La droga seduce por la fama que la precede en rumores que potencian la ancestral táctica de tentar ante lo prohibido: sus cacareadas posibilidades de experimentar nuevas sensaciones. Este es precisamente su mayor peligro, pues los seres humanos percibimos el mundo involucrando el más sensible sistema biológico del cuerpo: el Sistema Nervioso Central.
O sea, se trata de consumir sustancias que vulneran la vía directa de comunicación con el mundo exterior. Pues el Sistema Nervioso Central también constituye nuestra mayor protección, al poseer la capacidad de reacción necesaria para evitar y remediar daños que proceden de fuera de nuestro cuerpo, tanto como para lograr placeres y recompensas afectivas.
Por tanto, se ponen en riesgo las relaciones sociales, humanas, de amistad, de amor y hasta de aversión –cuando lo amerita por necesidades defensivas- hacia nuestros congéneres, uno de los peores retos del consumo al negar nuestra esencia como seres sociales.
Como consecuencia, uno de los más preocupantes síntomas del consumo de drogas es el cambio de amistades. Se abandonan aquellas que a través del tiempo nos han apoyado y confortado, quienes también han recibido nuestro cariño y preocupación, y se selecciona cualquier persona que pueda suministrar las consabidas sustancias, sin tener en cuenta su catadura moral, sus virtudes y valores, su interés real en nuestro desarrollo como seres humanos.
Poco a poco nos arrastramos al abismo, sin apenas darnos cuenta, y la diversión se va tornando, cada vez más aceleradamente, en ansiedad y desesperación sin que nadie pueda evitarlo, pues la involución es lenta y, en muchas ocasiones, poco perceptible.
Nos hacemos esclavos de un producto químico, un dios cuya fórmula encadena nuestra mente, nuestra vida y nos hace ejecutar obras deleznables con tal de lograr el monto necesario para adquirir más sustancias y seguir consumiendo, en un ciclo maligno sin fin. En plena obnubilación de nuestra personalidad, seremos capaces de robar y maltratar a nuestros seres más queridos, provocaremos el rechazo y la tristeza de nuestros padres y familiares, de nuestros mejores amigos.
La droga quebrantará nuestros principios y de pronto nos hallaremos dando explicaciones conformes y promoción abundante y aparentemente convincente a lo que, en un estado de sobriedad intelectual, nunca hubiésemos atendido siquiera o nos hubiera causado malestar escuchar, e incluso tendríamos las armas lógicas para apartarlo de nuestra vida.

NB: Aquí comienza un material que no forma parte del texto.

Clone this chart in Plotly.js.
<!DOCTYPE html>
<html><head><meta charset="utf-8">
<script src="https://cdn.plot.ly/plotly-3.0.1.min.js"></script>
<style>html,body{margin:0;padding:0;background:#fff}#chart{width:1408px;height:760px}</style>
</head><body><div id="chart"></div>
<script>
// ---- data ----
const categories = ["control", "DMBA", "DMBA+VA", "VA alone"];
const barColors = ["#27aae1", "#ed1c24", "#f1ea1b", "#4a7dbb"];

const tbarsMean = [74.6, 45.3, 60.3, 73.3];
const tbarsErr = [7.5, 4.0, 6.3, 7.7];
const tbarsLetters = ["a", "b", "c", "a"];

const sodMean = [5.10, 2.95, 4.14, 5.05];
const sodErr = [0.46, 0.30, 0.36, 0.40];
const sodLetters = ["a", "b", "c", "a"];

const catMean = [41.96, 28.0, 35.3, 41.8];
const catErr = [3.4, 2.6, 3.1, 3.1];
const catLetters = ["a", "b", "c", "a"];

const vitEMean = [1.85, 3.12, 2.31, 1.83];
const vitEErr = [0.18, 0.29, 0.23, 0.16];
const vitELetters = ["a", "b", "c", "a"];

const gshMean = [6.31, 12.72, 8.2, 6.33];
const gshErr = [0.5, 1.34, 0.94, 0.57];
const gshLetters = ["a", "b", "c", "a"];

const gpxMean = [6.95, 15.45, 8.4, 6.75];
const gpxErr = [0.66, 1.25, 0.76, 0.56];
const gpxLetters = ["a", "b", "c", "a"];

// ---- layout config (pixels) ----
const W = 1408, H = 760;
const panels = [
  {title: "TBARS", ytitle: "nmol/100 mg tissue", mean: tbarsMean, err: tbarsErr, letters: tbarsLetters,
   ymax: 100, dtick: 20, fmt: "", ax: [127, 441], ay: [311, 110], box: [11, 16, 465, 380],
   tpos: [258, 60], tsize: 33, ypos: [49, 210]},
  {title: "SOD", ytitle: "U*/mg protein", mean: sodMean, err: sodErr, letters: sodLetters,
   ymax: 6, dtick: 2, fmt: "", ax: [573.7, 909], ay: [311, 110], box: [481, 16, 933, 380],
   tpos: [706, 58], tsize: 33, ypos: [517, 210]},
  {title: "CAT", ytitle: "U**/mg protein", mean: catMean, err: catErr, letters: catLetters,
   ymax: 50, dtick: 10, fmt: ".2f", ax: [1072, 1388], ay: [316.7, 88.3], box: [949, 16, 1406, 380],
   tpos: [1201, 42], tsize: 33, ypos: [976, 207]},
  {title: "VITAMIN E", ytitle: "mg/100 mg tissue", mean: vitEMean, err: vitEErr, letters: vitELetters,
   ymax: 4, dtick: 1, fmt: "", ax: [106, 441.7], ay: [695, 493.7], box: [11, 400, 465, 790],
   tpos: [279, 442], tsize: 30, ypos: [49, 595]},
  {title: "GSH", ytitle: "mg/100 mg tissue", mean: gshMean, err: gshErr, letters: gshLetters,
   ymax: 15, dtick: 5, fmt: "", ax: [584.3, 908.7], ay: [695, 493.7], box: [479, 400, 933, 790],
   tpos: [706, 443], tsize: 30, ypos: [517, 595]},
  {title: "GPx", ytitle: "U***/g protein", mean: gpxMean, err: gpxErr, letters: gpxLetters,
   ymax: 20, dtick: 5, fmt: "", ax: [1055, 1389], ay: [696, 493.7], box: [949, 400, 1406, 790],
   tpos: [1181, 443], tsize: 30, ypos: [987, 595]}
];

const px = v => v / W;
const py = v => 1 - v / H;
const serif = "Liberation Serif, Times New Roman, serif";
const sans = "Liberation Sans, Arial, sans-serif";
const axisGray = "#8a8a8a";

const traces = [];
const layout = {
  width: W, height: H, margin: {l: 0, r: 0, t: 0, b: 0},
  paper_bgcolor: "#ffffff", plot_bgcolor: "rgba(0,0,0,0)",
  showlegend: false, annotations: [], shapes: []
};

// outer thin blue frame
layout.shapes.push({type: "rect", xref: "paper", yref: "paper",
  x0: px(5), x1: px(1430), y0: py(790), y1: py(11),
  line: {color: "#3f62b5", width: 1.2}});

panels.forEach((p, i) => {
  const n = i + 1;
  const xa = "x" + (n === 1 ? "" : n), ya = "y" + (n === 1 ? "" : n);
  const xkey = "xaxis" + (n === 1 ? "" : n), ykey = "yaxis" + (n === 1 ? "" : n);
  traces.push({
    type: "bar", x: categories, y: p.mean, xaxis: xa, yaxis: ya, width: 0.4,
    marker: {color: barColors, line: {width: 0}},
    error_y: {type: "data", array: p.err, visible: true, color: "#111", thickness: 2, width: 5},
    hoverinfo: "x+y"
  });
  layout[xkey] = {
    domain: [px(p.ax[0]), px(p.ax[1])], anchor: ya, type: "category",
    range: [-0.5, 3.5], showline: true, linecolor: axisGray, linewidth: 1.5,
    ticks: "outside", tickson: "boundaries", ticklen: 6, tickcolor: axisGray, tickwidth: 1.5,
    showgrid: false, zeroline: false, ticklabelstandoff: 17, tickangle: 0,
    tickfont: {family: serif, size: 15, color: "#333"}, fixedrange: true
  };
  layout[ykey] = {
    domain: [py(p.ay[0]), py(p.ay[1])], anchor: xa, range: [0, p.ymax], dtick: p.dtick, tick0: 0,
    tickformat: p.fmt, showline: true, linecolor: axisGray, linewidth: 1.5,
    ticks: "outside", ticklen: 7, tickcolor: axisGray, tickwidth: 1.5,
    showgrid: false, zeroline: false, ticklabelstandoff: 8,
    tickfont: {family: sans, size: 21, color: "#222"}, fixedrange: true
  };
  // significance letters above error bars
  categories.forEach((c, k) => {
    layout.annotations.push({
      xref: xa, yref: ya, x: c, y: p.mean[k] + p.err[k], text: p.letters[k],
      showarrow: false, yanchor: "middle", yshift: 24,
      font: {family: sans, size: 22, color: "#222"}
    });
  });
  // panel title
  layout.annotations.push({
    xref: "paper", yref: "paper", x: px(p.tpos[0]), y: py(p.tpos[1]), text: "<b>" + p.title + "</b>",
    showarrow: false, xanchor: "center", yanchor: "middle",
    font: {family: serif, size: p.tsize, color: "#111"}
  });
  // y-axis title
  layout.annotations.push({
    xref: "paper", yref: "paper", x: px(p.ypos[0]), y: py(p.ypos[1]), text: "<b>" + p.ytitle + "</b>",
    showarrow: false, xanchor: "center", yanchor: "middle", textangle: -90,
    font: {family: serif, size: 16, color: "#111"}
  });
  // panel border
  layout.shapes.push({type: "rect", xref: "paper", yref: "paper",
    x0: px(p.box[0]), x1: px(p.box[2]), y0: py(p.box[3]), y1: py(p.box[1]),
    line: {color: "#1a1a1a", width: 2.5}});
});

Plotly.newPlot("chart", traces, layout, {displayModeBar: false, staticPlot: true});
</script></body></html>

Pero ya estamos encadenados, y solo los más cercanos y nobles amigos, pareja o familiares nos harán retornar mediante tratamiento médico al camino de la vida, porque ese otro seleccionado por nuestra voluntad solo lleva a la locura, la desestabilización mental y la muerte por suicidio o sobredosis.

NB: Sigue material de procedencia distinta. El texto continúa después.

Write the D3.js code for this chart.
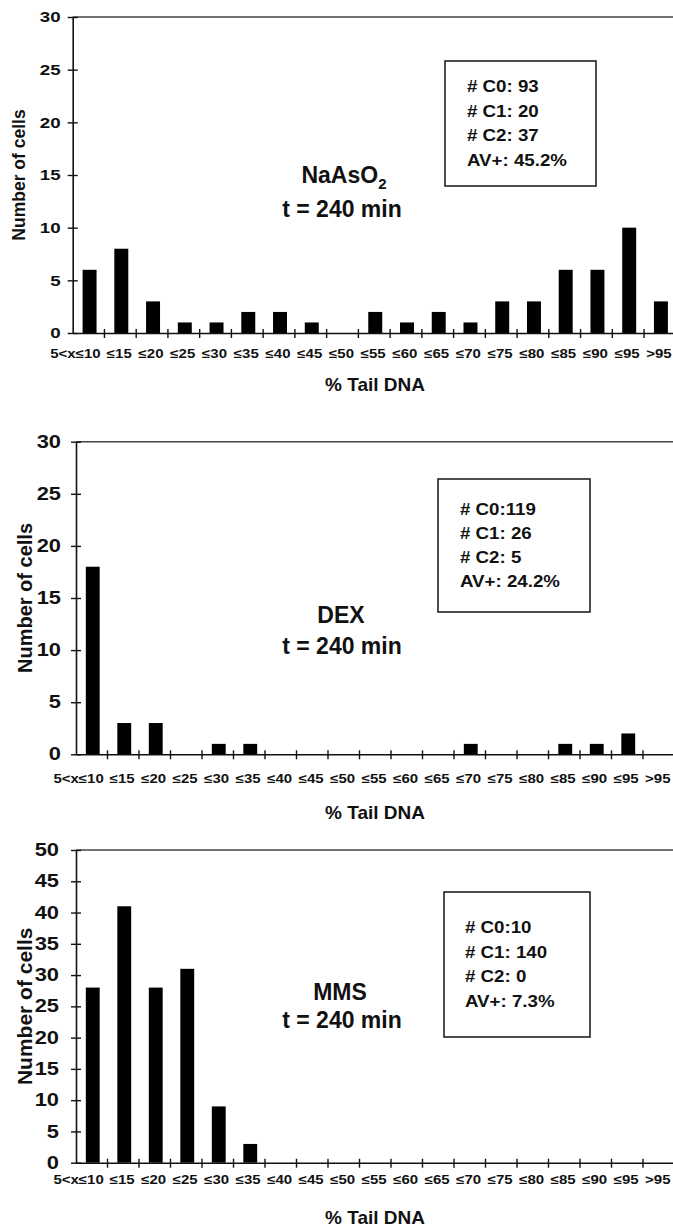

El peligro del consumo de drogas aumenta cada día, debido a lo poco preparados que se encuentran los públicos, meta de los proveedores, para el rechazo, y lo abundante y variada que va siendo su presentación en el mundo. La propaganda que la acompaña no puede ser más atractiva, y hace diana sin interesar en clases sociales, países o formación profesional, aunque algunas ocupaciones priman en las estadísticas, como es el caso de los propios médicos, debido a su cercanía a muchas de estas sustancias.

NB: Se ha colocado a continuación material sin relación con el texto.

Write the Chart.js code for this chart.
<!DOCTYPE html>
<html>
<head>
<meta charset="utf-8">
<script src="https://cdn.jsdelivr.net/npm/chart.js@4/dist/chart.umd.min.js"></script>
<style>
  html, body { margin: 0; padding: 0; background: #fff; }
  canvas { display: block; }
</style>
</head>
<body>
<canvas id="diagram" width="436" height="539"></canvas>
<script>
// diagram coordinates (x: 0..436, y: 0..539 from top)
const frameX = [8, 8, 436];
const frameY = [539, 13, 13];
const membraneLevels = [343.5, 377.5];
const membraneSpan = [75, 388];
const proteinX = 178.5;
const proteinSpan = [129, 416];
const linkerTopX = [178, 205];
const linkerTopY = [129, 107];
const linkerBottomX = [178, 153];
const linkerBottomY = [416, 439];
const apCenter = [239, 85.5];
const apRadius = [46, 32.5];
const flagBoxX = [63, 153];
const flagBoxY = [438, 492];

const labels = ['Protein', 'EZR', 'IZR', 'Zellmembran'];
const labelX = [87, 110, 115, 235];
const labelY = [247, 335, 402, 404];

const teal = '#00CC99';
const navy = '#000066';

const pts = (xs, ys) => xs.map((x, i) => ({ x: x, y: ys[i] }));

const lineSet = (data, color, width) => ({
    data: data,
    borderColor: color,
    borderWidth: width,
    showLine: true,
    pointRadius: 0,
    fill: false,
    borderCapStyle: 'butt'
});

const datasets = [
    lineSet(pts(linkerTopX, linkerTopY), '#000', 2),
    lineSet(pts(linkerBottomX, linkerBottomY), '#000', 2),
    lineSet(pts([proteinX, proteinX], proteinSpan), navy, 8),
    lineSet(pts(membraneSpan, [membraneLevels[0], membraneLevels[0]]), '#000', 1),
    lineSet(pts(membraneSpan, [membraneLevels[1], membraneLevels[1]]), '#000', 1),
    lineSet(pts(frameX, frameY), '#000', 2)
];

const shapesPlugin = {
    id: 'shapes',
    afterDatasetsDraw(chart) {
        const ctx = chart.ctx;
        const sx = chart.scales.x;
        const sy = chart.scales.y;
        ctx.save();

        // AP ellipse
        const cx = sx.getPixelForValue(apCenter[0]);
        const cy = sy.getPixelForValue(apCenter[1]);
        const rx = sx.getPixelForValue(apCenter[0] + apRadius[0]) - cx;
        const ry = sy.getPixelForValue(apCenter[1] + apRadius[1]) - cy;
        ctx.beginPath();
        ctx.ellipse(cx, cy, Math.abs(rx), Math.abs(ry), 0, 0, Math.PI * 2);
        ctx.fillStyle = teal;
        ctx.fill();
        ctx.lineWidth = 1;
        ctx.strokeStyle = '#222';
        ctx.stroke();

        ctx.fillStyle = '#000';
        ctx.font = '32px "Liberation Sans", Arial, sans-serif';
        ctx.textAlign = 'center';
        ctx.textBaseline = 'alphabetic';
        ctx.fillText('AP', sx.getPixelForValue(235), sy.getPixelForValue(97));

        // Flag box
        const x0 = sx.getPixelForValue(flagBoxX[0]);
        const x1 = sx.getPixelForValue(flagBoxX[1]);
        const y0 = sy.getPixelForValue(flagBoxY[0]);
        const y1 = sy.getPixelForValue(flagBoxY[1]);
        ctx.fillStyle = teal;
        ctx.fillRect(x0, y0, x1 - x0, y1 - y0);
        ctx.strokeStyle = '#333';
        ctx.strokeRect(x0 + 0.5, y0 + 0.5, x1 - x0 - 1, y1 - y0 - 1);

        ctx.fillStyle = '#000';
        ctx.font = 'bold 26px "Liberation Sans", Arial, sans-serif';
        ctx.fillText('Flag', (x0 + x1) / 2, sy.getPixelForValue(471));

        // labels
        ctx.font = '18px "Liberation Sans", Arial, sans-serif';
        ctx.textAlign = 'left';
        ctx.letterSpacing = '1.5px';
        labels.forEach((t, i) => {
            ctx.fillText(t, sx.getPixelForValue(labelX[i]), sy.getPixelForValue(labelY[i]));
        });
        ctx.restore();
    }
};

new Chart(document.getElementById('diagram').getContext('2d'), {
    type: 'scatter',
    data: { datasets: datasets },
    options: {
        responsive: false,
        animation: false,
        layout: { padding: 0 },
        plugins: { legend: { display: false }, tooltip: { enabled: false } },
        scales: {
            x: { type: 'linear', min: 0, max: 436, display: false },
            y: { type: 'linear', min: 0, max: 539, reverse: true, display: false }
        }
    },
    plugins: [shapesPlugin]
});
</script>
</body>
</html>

Un efectivo mensaje de la televisión cubana ofrece el siguiente texto: 111, comienza con uno, sigue con uno y acaba con uno. Una fórmula muy ilustrativa, por eso es mejor cultivar la asertividad para, desde el mismo momento del ofrecimiento, ya sea por una mano cercana o extraña, ser capaz de decir No al consumo de drogas. Mejor ni empezar.